◆ STORED DATA
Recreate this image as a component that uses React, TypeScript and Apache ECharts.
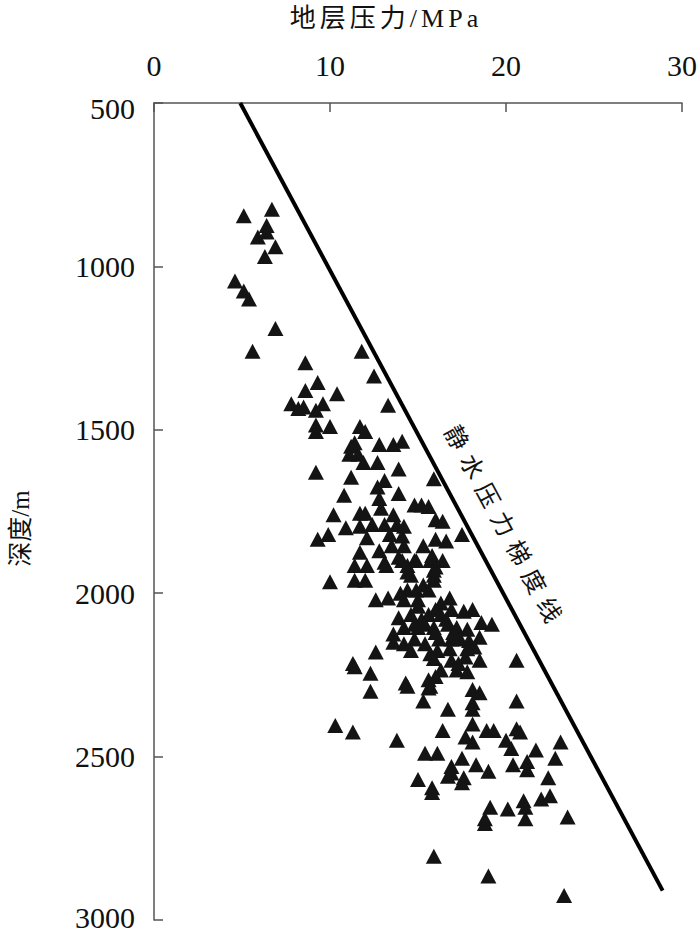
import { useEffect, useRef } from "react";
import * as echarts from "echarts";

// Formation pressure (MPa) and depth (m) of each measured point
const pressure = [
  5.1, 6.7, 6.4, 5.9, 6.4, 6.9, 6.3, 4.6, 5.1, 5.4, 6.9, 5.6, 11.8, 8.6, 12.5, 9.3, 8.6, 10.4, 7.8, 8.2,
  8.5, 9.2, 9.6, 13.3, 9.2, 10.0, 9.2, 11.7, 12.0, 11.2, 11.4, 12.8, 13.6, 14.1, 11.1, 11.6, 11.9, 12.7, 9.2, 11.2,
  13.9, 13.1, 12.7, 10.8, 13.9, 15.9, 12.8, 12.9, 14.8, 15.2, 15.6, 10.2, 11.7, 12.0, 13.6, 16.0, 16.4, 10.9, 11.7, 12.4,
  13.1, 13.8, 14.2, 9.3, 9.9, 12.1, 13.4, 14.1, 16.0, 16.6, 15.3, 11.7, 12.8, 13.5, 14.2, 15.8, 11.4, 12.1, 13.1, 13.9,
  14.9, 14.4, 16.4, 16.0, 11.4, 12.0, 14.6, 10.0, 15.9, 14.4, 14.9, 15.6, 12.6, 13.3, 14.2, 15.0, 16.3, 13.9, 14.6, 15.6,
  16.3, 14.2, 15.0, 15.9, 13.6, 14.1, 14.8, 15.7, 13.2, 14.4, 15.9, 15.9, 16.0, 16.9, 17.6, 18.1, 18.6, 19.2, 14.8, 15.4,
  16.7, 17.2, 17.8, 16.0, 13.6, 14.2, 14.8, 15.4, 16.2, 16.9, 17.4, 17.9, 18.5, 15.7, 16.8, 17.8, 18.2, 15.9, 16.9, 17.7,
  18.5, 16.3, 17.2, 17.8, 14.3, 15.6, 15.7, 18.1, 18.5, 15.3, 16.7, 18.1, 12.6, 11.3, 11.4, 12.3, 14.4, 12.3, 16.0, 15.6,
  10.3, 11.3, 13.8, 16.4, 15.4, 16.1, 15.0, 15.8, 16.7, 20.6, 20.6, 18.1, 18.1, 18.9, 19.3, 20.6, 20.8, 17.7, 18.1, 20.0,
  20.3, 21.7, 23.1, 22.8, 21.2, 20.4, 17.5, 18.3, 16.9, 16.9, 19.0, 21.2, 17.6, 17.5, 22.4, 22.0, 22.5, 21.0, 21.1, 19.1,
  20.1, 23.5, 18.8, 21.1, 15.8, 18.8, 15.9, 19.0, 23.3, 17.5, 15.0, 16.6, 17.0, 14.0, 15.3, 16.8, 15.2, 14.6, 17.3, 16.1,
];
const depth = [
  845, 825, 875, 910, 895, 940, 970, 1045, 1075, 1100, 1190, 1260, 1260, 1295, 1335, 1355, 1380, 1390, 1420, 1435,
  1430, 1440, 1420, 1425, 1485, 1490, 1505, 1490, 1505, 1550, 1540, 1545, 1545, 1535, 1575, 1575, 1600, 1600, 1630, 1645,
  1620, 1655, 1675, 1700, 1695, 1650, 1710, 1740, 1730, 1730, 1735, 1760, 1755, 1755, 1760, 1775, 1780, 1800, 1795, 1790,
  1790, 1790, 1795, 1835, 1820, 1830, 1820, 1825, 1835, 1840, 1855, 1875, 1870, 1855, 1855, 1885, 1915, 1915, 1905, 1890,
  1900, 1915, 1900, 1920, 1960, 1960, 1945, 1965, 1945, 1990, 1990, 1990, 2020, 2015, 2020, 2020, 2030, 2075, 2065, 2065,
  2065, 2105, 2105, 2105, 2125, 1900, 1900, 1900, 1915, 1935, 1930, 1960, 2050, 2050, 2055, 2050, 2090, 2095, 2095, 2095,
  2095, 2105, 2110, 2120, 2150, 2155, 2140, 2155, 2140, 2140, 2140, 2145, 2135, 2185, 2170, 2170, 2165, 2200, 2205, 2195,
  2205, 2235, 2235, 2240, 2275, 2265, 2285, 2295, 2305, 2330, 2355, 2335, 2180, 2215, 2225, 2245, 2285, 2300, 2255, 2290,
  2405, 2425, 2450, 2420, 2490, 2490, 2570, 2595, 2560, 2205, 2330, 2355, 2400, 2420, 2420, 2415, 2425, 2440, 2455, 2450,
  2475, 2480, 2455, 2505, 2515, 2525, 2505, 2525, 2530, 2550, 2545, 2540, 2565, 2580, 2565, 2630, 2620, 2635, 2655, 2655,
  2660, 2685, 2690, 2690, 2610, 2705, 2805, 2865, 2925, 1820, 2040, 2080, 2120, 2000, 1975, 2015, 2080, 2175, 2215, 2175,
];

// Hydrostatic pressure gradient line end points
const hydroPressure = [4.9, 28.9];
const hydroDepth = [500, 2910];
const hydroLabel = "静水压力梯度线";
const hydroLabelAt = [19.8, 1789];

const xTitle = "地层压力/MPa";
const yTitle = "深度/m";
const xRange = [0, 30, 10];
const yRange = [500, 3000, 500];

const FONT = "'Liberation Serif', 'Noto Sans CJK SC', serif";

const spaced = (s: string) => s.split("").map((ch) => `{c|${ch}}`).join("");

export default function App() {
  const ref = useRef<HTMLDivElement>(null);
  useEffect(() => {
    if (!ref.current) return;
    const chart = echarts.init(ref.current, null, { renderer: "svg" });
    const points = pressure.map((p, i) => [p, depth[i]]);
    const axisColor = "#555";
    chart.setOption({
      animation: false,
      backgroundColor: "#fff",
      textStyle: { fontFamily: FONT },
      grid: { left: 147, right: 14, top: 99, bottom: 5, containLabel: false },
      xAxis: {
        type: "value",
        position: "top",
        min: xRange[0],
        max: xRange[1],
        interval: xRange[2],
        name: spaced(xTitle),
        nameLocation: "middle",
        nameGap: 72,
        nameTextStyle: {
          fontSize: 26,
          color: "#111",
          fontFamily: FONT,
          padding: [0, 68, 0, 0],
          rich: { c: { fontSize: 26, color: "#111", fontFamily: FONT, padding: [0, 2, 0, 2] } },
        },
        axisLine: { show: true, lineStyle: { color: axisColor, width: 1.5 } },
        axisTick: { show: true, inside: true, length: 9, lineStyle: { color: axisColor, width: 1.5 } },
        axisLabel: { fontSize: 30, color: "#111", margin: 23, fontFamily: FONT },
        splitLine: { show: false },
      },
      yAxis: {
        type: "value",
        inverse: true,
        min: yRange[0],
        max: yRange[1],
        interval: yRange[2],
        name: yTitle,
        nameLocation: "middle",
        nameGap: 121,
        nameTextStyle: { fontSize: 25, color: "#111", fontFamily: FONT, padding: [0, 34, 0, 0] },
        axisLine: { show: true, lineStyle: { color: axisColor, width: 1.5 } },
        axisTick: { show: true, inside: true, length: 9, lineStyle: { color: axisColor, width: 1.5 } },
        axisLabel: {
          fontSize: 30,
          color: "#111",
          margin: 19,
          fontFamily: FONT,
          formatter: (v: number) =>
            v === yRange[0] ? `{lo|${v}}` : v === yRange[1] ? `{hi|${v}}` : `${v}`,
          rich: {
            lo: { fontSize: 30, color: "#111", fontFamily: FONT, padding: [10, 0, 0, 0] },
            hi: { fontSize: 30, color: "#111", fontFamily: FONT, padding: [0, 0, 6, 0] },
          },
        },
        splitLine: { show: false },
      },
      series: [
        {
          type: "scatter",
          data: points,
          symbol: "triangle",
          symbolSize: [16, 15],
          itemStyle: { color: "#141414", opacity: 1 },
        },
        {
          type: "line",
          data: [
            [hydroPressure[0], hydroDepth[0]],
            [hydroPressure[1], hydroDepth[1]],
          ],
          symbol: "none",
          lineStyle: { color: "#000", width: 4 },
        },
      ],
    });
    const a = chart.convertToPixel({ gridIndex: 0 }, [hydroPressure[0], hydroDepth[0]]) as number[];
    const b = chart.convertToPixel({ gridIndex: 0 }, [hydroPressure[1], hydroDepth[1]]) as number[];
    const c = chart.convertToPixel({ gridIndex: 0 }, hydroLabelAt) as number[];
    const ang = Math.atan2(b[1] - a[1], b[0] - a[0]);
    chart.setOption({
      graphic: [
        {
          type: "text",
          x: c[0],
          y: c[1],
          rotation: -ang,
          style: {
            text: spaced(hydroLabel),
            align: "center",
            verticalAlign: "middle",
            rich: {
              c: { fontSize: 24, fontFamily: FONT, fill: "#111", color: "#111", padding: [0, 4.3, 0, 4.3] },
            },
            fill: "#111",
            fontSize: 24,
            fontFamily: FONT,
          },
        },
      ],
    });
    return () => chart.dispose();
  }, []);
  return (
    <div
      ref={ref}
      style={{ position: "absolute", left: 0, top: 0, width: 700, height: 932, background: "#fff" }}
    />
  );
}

...

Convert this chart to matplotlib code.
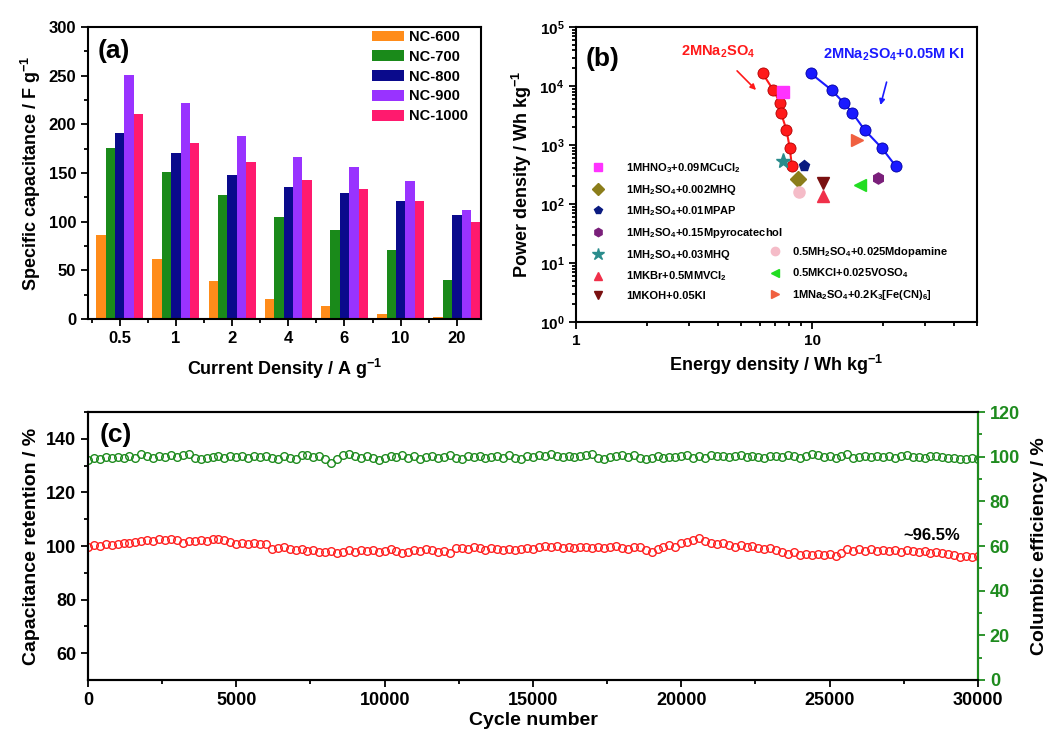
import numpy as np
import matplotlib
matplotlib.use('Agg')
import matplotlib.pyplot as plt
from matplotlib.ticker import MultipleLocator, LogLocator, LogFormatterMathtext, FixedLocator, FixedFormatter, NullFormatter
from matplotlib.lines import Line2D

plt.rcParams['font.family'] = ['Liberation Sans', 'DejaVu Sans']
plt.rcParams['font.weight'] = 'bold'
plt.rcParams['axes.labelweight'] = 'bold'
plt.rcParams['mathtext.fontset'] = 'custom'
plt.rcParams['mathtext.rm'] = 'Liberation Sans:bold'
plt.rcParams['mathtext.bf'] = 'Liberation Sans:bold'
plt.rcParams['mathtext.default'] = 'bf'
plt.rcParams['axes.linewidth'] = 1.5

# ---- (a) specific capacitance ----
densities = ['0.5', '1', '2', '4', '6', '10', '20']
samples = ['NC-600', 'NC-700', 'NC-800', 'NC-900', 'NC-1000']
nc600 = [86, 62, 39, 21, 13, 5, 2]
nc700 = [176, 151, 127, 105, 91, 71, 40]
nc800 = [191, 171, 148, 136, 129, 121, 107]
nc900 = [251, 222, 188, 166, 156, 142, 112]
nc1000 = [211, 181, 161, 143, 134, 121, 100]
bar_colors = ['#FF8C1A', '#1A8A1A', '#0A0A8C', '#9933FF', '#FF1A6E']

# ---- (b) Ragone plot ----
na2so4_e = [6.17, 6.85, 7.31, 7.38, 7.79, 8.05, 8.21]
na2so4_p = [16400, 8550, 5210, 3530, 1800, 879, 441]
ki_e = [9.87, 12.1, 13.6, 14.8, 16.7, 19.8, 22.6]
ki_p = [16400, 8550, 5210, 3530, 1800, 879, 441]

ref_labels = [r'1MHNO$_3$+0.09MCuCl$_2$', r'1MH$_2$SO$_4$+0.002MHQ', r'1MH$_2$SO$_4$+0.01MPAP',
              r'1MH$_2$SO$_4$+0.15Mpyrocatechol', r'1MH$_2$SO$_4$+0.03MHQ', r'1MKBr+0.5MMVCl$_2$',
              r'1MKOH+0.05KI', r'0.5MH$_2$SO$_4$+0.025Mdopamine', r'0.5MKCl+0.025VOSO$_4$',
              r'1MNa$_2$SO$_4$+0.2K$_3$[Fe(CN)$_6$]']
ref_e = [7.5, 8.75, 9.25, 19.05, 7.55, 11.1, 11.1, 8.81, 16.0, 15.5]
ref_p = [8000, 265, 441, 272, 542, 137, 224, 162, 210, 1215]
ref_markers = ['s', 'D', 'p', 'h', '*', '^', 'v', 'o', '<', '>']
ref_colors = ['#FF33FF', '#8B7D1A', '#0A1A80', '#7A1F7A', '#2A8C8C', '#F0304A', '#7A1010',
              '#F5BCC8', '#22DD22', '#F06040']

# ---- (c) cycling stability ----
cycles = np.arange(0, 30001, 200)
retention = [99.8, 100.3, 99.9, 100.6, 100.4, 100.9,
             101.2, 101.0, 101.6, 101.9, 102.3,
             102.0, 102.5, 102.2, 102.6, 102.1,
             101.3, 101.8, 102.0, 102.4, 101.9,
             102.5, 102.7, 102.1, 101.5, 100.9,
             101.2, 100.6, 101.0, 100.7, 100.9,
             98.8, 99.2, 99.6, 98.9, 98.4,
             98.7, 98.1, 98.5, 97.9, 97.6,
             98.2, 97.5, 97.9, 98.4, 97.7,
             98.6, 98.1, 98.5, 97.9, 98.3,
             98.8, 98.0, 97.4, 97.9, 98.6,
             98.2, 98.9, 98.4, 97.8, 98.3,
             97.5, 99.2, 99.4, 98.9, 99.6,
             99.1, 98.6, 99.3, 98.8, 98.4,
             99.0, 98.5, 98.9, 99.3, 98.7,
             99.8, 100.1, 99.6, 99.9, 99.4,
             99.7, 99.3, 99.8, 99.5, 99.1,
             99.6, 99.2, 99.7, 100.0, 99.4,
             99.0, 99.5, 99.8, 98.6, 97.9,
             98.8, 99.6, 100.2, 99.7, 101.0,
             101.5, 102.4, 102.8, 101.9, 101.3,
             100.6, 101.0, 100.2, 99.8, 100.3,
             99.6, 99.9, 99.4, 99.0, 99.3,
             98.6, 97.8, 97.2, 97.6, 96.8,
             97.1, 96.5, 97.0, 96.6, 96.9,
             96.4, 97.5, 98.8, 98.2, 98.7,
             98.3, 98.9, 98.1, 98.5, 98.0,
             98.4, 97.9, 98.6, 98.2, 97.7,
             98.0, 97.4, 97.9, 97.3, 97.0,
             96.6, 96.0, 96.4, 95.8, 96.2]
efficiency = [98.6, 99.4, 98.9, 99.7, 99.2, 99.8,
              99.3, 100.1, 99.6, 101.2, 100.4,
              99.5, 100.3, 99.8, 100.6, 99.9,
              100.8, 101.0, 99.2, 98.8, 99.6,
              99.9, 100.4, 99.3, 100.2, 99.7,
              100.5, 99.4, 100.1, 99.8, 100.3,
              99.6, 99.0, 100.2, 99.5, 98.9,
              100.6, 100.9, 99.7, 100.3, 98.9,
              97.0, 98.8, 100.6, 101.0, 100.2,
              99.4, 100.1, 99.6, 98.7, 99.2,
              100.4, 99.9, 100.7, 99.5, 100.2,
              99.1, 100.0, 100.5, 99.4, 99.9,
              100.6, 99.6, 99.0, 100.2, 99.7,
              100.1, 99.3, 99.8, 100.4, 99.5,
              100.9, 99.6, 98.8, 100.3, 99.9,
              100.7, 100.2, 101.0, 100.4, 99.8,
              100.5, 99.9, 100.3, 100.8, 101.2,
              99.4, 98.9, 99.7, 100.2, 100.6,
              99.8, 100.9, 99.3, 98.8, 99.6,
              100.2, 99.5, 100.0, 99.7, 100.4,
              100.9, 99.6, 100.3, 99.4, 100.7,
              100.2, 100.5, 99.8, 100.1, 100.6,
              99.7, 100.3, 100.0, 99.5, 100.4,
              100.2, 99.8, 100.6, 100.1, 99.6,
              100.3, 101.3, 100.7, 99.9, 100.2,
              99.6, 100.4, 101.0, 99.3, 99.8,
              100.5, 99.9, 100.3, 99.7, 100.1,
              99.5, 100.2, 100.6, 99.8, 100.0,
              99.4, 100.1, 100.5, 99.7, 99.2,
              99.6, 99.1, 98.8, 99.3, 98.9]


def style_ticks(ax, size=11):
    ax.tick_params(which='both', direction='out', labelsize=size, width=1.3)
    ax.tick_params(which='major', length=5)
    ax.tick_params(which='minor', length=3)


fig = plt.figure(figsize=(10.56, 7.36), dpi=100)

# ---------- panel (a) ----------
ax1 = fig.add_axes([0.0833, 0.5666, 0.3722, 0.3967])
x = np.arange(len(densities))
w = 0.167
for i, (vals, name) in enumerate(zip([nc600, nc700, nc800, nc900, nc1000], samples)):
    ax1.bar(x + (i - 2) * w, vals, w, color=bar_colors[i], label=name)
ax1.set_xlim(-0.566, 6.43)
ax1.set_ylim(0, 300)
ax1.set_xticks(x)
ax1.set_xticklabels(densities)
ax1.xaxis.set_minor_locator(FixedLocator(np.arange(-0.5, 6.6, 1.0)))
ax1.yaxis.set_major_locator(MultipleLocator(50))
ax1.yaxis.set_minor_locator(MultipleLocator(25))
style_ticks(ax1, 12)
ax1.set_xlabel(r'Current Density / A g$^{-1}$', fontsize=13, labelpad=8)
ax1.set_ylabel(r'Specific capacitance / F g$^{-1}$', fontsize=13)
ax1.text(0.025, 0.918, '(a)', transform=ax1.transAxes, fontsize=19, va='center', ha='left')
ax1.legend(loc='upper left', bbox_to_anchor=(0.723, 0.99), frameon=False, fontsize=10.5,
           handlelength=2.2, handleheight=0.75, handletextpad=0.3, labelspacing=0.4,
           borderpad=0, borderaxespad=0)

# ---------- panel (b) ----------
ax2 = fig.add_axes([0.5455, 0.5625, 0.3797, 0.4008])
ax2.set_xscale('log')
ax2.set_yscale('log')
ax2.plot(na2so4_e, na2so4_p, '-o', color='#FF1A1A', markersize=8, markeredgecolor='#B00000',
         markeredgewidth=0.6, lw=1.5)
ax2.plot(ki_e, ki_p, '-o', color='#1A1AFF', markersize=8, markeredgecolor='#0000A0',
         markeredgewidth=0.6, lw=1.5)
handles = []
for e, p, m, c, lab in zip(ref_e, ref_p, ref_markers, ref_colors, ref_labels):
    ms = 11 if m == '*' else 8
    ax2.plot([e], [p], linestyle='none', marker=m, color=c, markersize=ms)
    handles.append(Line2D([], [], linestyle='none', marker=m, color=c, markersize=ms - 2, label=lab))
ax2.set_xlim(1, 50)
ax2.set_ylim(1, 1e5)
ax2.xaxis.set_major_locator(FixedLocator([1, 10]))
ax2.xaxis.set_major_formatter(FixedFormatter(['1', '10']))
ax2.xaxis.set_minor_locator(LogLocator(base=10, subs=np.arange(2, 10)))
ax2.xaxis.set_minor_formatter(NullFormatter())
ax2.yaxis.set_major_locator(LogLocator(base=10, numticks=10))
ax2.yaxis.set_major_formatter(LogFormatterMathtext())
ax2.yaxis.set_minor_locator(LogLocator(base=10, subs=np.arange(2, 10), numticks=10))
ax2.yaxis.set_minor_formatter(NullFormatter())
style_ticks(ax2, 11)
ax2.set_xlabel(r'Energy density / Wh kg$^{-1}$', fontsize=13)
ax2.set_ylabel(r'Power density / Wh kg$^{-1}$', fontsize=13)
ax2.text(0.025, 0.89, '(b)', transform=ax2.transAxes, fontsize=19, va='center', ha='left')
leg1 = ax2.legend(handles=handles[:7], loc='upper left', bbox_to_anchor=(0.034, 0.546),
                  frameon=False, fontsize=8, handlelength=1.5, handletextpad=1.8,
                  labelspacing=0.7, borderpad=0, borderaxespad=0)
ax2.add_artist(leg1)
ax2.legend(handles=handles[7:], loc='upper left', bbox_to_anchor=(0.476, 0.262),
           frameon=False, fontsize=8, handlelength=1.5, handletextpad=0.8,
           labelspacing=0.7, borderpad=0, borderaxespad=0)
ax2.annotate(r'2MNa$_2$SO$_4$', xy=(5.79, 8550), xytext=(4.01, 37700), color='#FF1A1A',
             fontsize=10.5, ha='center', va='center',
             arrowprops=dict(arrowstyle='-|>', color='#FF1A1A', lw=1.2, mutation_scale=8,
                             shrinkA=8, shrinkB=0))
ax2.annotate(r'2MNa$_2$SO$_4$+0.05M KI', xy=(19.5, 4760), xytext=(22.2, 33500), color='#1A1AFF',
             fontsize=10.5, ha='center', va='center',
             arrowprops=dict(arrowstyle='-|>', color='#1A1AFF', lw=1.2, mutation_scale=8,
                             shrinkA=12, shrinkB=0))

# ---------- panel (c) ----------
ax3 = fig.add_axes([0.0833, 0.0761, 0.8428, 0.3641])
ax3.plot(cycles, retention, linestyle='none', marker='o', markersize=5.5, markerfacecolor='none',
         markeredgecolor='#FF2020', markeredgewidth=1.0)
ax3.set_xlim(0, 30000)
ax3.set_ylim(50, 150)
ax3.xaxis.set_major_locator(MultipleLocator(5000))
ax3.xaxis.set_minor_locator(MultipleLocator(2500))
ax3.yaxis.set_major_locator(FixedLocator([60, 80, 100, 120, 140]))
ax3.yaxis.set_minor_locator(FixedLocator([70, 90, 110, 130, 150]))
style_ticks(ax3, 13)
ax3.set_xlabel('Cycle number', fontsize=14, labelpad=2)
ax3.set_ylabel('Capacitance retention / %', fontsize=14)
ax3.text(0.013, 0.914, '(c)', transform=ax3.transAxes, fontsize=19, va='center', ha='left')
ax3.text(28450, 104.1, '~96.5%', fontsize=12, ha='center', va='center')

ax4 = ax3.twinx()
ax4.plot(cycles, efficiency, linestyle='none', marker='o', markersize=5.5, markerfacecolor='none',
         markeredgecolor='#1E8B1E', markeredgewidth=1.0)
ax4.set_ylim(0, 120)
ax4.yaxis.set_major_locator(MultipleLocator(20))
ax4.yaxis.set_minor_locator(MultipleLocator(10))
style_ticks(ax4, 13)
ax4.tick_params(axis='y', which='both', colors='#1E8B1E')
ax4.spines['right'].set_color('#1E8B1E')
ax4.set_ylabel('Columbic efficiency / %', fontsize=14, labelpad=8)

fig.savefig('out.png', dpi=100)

◆ DIRECTIONS
From the records above, extract the lines from the one holding "Convert this chart to matplotlib code." through the one holding "plt.rcParams['axes.linewidth'] = 1.5", word for word; omit the pictures.

◆ REPLY TO THE TASK
Convert this chart to matplotlib code.
import numpy as np
import matplotlib
matplotlib.use('Agg')
import matplotlib.pyplot as plt
from matplotlib.ticker import MultipleLocator, LogLocator, LogFormatterMathtext, FixedLocator, FixedFormatter, NullFormatter
from matplotlib.lines import Line2D

plt.rcParams['font.family'] = ['Liberation Sans', 'DejaVu Sans']
plt.rcParams['font.weight'] = 'bold'
plt.rcParams['axes.labelweight'] = 'bold'
plt.rcParams['mathtext.fontset'] = 'custom'
plt.rcParams['mathtext.rm'] = 'Liberation Sans:bold'
plt.rcParams['mathtext.bf'] = 'Liberation Sans:bold'
plt.rcParams['mathtext.default'] = 'bf'
plt.rcParams['axes.linewidth'] = 1.5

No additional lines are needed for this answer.